18 Mars 2010
En 1974, Edouard Leclerc a publié chez Belfond "Ma vie pour un combat" dans lequel il revient sur l'Occupation et donne sa propre version des faits au sujet de son comportement durant cette période. Co-auteur des Chroniques de la guerre 1939-1945 dans le Finistère en six volumes, l'historien Joël Le Bras a analysé certains passages de cet ouvrage au regard des documents d'époque qui ont depuis été mis au jour. Il en ressort que dans son autobiographie, Edouard Leclerc enchaîne les mensonges. J'avais déjà évoqué dans ma note du 16 février ce qu'il présentait comme "la preuve de son innocence" alors que dans la réalité, il a été déclaré "irresponsable de ses actes". Autrement dit, son innocence n'a jamais été prouvée : tout simplement parce que le certificat médical (émis dans les conditions que l'on sait maintenant) a mis fin à l'instruction et annulé le jugement prévu.
Joël Le Bras pointe en outre cinq autres contre-vérités :
- dans son livre, Leclerc écrit "le gosse que j'étais" ou encore "j'avais tout juste 16 ans au moment des faits qui me sont reprochés". En réalité, né le 20 novembre 1926, il a 17 ans et demi en avril 1944. Est-ce pour minimiser ses actes qu'il se rajeunit ainsi ?
- Leclerc dit ne pas savoir si l'Allemand Schaad, avec lequel il était en relation, appartenait à la Gestapo.

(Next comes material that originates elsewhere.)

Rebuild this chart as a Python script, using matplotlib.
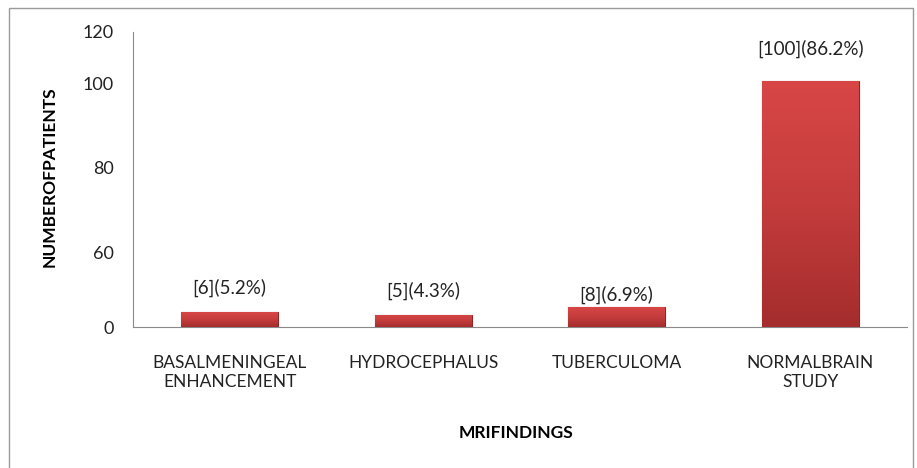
import numpy as np
import matplotlib
matplotlib.use("Agg")
import matplotlib.pyplot as plt
from matplotlib.patches import Rectangle
from matplotlib.colors import LinearSegmentedColormap

categories = ["BASALMENINGEAL\nENHANCEMENT", "HYDROCEPHALUS", "TUBERCULOMA", "NORMALBRAIN\nSTUDY"]
patients = [6, 5, 8, 100]
percents = [5.2, 4.3, 6.9, 86.2]

# tick labels as printed on the original axis (positions follow the picture)
ytick_labels = ["0", "60", "80", "100", "120"]
ytick_pos = [0, 30.5, 65, 99, 120]

plt.rcParams['font.family'] = ['Lato', 'DejaVu Sans']

fig = plt.figure(figsize=(9.17, 4.68), dpi=100)
ax = fig.add_axes([0.145, 0.301, 0.844, 0.631])

x = np.arange(len(categories))
bars = ax.bar(x, patients, width=0.5, color="#c03a3a", edgecolor="#8e2626", linewidth=0.8, zorder=2)

# vertical gradient on each bar
cmap = LinearSegmentedColormap.from_list("redgrad", ["#a52d2d", "#c43c3c", "#d84646"])
grad = np.linspace(0, 1, 100).reshape(-1, 1)
for b in bars:
    im = ax.imshow(grad, cmap=cmap, aspect="auto", origin="lower", zorder=3,
                   extent=[b.get_x(), b.get_x() + b.get_width(), 0, b.get_height()])
    im.set_clip_path(b)

offsets = [25, 24, 13, 32]
for b, n, p, off in zip(bars, patients, percents, offsets):
    ax.annotate(f"[{n}]({p}%)", (b.get_x() + b.get_width() / 2, b.get_height()),
                xytext=(0, off * 0.72), textcoords="offset points",
                ha="center", va="center", fontsize=13.5, color="#222222")

ax.set_xlim(-0.5, len(categories) - 0.5)
ax.set_ylim(0, 120)
ax.set_yticks(ytick_pos)
ax.set_yticklabels(ytick_labels, fontsize=13, color="#222222")
ax.set_xticks(x)
ax.set_xticklabels(categories, fontsize=12.5, color="#222222", linespacing=1.2, va="top")
ax.tick_params(axis="y", length=0, pad=14)
ax.tick_params(axis="x", length=0, pad=20)

for s in ["top", "right"]:
    ax.spines[s].set_visible(False)
ax.spines["left"].set_color("#8a8a8a")
ax.spines["bottom"].set_color("#8a8a8a")

ax.set_ylabel("NUMBEROFPATIENTS", fontsize=12.5, fontweight="bold")
ax.yaxis.set_label_coords(-0.097, 0.51)
ax.set_xlabel("MRIFINDINGS", fontsize=12.5, fontweight="bold")
ax.xaxis.set_label_coords(0.495, -0.33)

fig.patches.append(Rectangle((9 / 917, -0.05), 904 / 917, 1.05 - 8 / 468,
                             transform=fig.transFigure, fill=False,
                             edgecolor="#9a9a9a", linewidth=1))

fig.savefig("out.png", dpi=100)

Il aurait fallu être aveugle en pénétrant régulièrement au manoir de Colleville - où Schaad était établi - pour ne pas comprendre que l'on entrait dans l'antre de la Gestapo locale. Tout un chacun savait, à Landerneau, ce qui se passait derrière les murs du manoir.
- Leclerc écrit : "mes conversations avec l'adjudant Schaad ne quittèrent jamais le terrain de la banalité." Faux, bien sûr. Peut-on croire par exemple que c'était uniquement pour prendre de ses nouvelles que Schaad lui demandait régulièrement "Connaissez-vous untel ?"
- Leclerc soutient une thèse dans son autobiographie selon laquelle il dénonçait en fait des pétainistes. Nouvelle erreur : Leclerc se trompe de quelques mois. C'est après la Libération que l'on s'est mis à dénoncer des pétainistes...
- Leclerc dit que c'est "en compensation" de sa détention qu'il a été exempté de service militaire. Là encore, son mensonge est évident. C'est l'examen psychiatrique qui, de facto, a entraîné son inaptitude au service militaire et en aucun cas une volonté de le "dédommager" de son emprisonnement.